«Знали бы вы, какой это был парень! Добрый, красивый, чуть застенчивый. Не пьяница. Послушный и работящий. Колхоз приказал ему пасти коров, и он несколько лет был пастухом. Мать уже на его деньги купила ему черный шерстяной костюм. В этом костюме Иван был похож на столичного артиста или на какого-нибудь нынешнего финансиста, если б, конечно, не его безгрешная, удивительно добрая и открытая улыбка. В моем понимании он был совершенно идеальным женихом, но, увы, вокруг… ни единой невесты! Уже не было к тому времени и самой Помазихи: Енфалья докармливала то одну, то другую одинокую старуху, жили то в Алферовской, то в Гриденской. Летом московская родня по-прежнему гостила в деревне. Однажды и Ваня поехал гостить в Москву. Там его познакомили то ли с девушкой – опять неопределенность – то ли с молодой женщиной. Иван влюбился, наверно, произошел какой-то сговор, наверно, она пообещала выйти за него замуж. Да, они, видимо, договорились обо всем, и он вернулся домой в счастливом, новом для себя состоянии.
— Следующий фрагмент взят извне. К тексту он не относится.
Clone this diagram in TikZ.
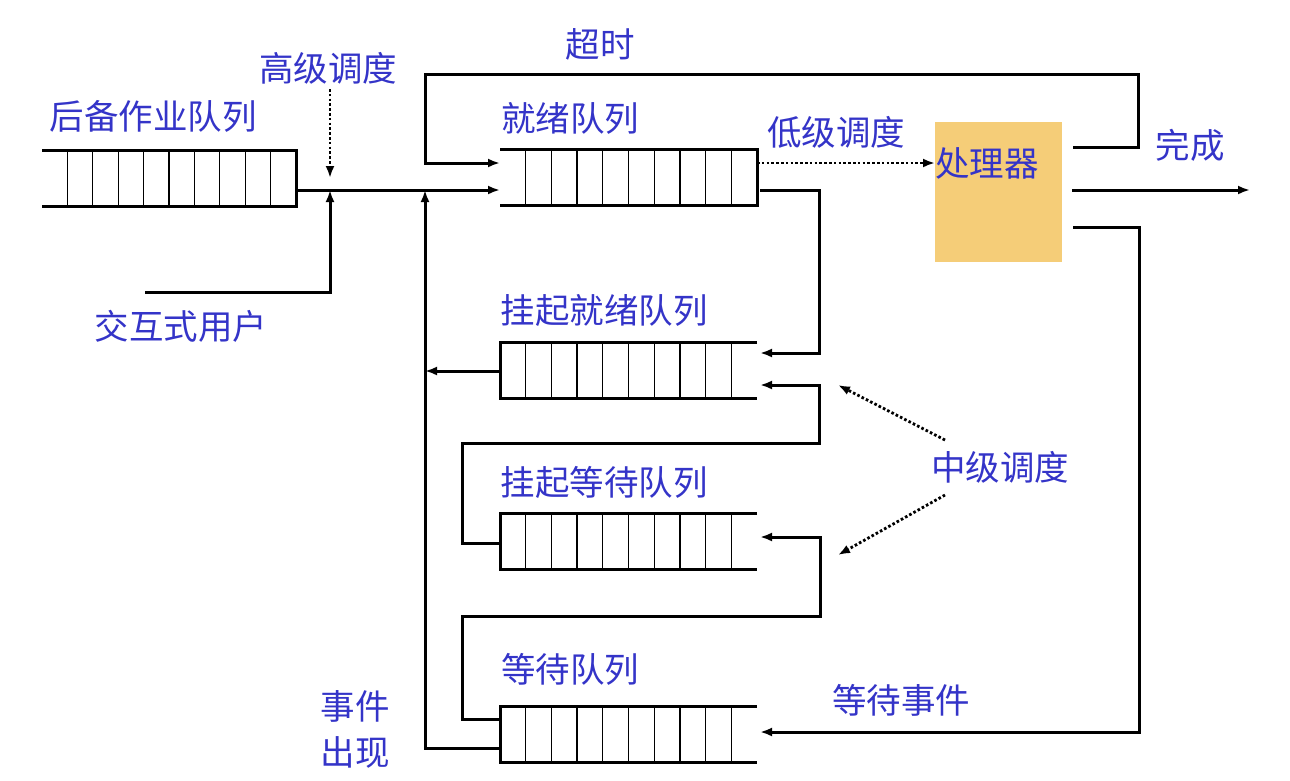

Я не могу с документальной точностью рассказать о том, что произошло дальше. Вероятно, обещание с ее стороны было легкомысленным.
В трех местах Сохотского озера есть места с песочком, так называемые портомои, вроде морских пляжей, где можно купаться детям и не умеющим плавать. Иван утопился, войдя в озеро. Люди видели, как он входил в воду, как шел дальше и дальше в глубь.
Слышали, что он сказал при этом, но я не успел узнать, что он сказал, я все откладывал разговор об Иване с теми, кто видел Иванову смерть. Говорить об этом с Енфальей я вообще не осмеливался.
Милая ты моя, как же пережила ты сыновнюю смерть? В январе я привез сюда и похоронил на том же кладбище маму, Анфису Ивановну. Она умерла в глубокой старости, за девять месяцев до моего шестидесятилетия. Все равно… Был день и час, когда мне хотелось умереть вместе с нею. Что же думала ты, Енфалья, когда хоронила сына? Впрочем, у Марьи Лукичевой были дела пострашнее твоих. Без войны схоронила трех сыновей: Павла, Парфения и Аркадия – моего одногодка, с которым учились петь «Интернационал» в этой же самой школе, то бишь в бывшей приходской церкви.
Я торопился, стелил пол, делал проводку, строгал матерьял. До Успения надо было закончить иконостас, покрасить его, сделать престол и жертвенник. А в лесу уже поспевала морошка. У приезжих ребятишек появились первые черничные рыльца, уже и старухи вон ходят по ягоды, а у меня «не у шубы рукав». Я уже настелил пол, когда узнал, что Енфальи Антоновой три дня нет дома. Четвертый день батожок торчит у ворот все так же.
…Сочится по деревням неясный слух, что Енфалью убили из-за денег и водки. Убили и зарыли в неизвестном месте…».
Белов закончил очерк, как ему казалось, на оптимистической ноте – он достроил церковь, из Вологды приехал к нему отец Георгий и освятил престол в честь Святителя Николая Марликийского. И далее: «Впервые за шестьдесят с лишним лет Енфальины сверстницы отстояли службу божественной литургии».
Прочтя этот очерк, мы много говорили с Беловым о причинах и мотивах, побудивших его восстановить на родной земле церковь. В своих настырных вопросах я был беспощаден… меня мучала совесть, задающая вопросы: зачем Василий Белов и тот же Иван Васильев, бывшие не рядовые коммунисты, на склоне прожитых лет взялись за возрождение поруганных храмов? Не ушла ли жизнь из православной деревни вместе с атеизмом и раскулачиванием? Если бы я был сотрудником КГБ и перехватил бы в недавнее советское время письмо-очерк для Милицы Александровны, то тотчас бы объявил автора в антисоветизме, и его ожидал ГУЛАГ. Более убедительного доказательства пагубности советского образа деревенской жизни невозможно нарисовать и представить врагам в Америку! Слава Богу, я всегда плохо относился к стукачам из КГБ и презирал политику раскулачивания и ссылки кулаков на стройки коммунизма. Но мне все же не понятно было, что хотят сказать писатели Белов и Васильев восстановлением храмов. Если Иван Афанасьевич успел только завезти строительный материал для стройки, то Василий Иванович сам стелил полы и вставлял рамы, и окончательно сорвал там позвоночник.